Stir-fried rice dishes are served with standard steamed white or brown rice—no Thai sticky rice, sadly—and include the Pho 54 Special ($15) served with egg, barbecue pork, Saigon sausage and vegetables.
Seafood lovers will find coconut shrimp ($16), a “harmony of the sea” combo in lemongrass sauce ($19), and a deep-fried, whole red snapper ($22). Special entrees include wok-seared “shaken” tenderloin steak ($17), caramel pork loin in a pepper sauce ($14) and braised catfish or salmon, cooked in clay pots with a choice of caramel or turmeric sauces ($18).
Hot pots, installed at each booth by the previous Asian tenant, are used for groups, with one special of beef, seafood and chicken ($30 per person) in a sweet and sour sauce. Orders must be made a day ahead.
Japan shows up briefly in the form of miso soup ($4), sushi rolls ($7-$12), sashimi ($12-$17), tuna tataki ($12) and seaweed salad ($5).
Many dishes and the soy sauce can be gluten free, and are labeled if vegan, vegetarian or spicy. You can customize the heat on a scale from zero to “Asian hot,” a friendly warning.
To drink are herbal teas, Vietnamese hot or iced coffee ($1.75-$2.75) and smoothies ($5) in flavors like durian and jackfruit. They were out of both when I visited, so an avocado version did the trick.

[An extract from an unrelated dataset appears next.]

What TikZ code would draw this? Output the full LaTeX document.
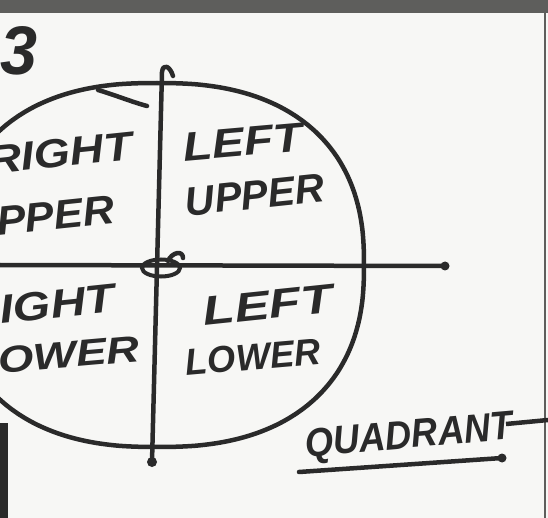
\documentclass[tikz,border=0pt]{standalone}
\usepackage{fontspec}
\setmainfont{Liberation Sans}
\usepackage{graphicx}
\usetikzlibrary{shapes.geometric}
\definecolor{ink}{HTML}{2A2A2A}
\definecolor{paper}{HTML}{F7F7F5}
\definecolor{band}{HTML}{5E5E5C}
\tikzset{
  pen/.style={draw=ink,line width=4.5pt,line cap=round,line join=round},
  hand/.style={text=ink,inner sep=0pt,font=\bfseries\itshape}
}
\newcommand{\hw}[3]{\resizebox{#1pt}{#2pt}{#3}}
\begin{document}
\begin{tikzpicture}[x=1pt,y=-1pt]
\useasboundingbox (0,0) rectangle (548,518);
\fill[paper] (0,0) rectangle (548,518);
\fill[band] (0,0) rectangle (548,13);
\draw[band,line width=2pt] (545,13) -- (545,518);
\fill[ink] (0,423) rectangle (8,518);
\begin{scope}
\clip (0,13) rectangle (544,518);
% circle (hand drawn, slightly squarish)
\draw[pen] plot[smooth cycle, domain=1.5:358.5, samples=120, variable=\t]
  ({157+207*sign(cos(\t))*abs(cos(\t))^(0.833)},
   {265+182*sign(sin(\t))*abs(sin(\t))^(0.833)});
% small stroke branching from the circle top
\coordinate (bs) at (98,90);
\coordinate (be) at (147,106);
\draw[pen] (bs) .. controls (115,95) and (132,102) .. (be);
% axes
\coordinate (vhook) at (173,76);
\coordinate (vtop) at (162,72);
\coordinate (vbot) at (152,462);
\coordinate (hl) at (0,265);
\coordinate (hr) at (445,266);
\draw[pen] (vhook) .. controls (170,66) and (163,63) .. (vtop) -- (vbot);
\fill[ink] (vbot) circle (5);
\draw[pen] (hl) -- (hr);
\fill[ink] (hr) circle (4.5);
% centre mark
\node[draw=ink,line width=4pt,ellipse,minimum width=38pt,minimum height=17pt,inner sep=0pt] (o) at (161,268) {};
\draw[pen] (168,261) .. controls (172,252) and (183,250) .. (183,258);
% labels
\node[hand,rotate=5] (lu1) at (243,142) {\hw{120}{28}{LEFT}};
\node[hand,rotate=6] (lu2) at (255,195) {\hw{140}{28}{UPPER}};
\node[hand,rotate=6] (ll1) at (268,305) {\hw{130}{28}{LEFT}};
\node[hand,rotate=5] (ll2) at (253,357) {\hw{135}{26}{LOWER}};
\node[hand,rotate=6] (ru1) at (60,153) {\hw{145}{28}{RIGHT}};
\node[hand,rotate=6] (ru2) at (40,217) {\hw{150}{28}{UPPER}};
\node[hand,rotate=6] (rl1) at (40,306) {\hw{150}{28}{RIGHT}};
\node[hand,rotate=5] (rl2) at (55,356) {\hw{170}{26}{LOWER}};
\node[hand] (num) at (19,51) {\hw{37}{48}{3}};
\node[hand,rotate=5] (quad) at (409,438) {\hw{208}{28}{QUADRANT}};
\coordinate (ul) at (299,472);
\coordinate (ur) at (502,458);
\draw[pen] (ul) -- (ur);
\fill[ink] (ur) circle (4.5);
\end{scope}
\coordinate (tl) at (506,424);
\coordinate (tr) at (548,420);
\draw[pen,line cap=butt] (tl) -- (tr);
\end{tikzpicture}
\end{document}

Although not a sweet tooth, I might return to try, among other dishes, che ba mau ($5), a dessert known throughout Vietnam. The sweet, tri-colored parfait of green pandan-flavored jelly, mung beans and red beans is often served with coconut cream and shaved ice.
While other Thai/Vietnamese restaurants in WNY may boast more extensive or authentic dishes, Pho 54 is a good place to begin the journey through these sister cuisines, by way of Laos.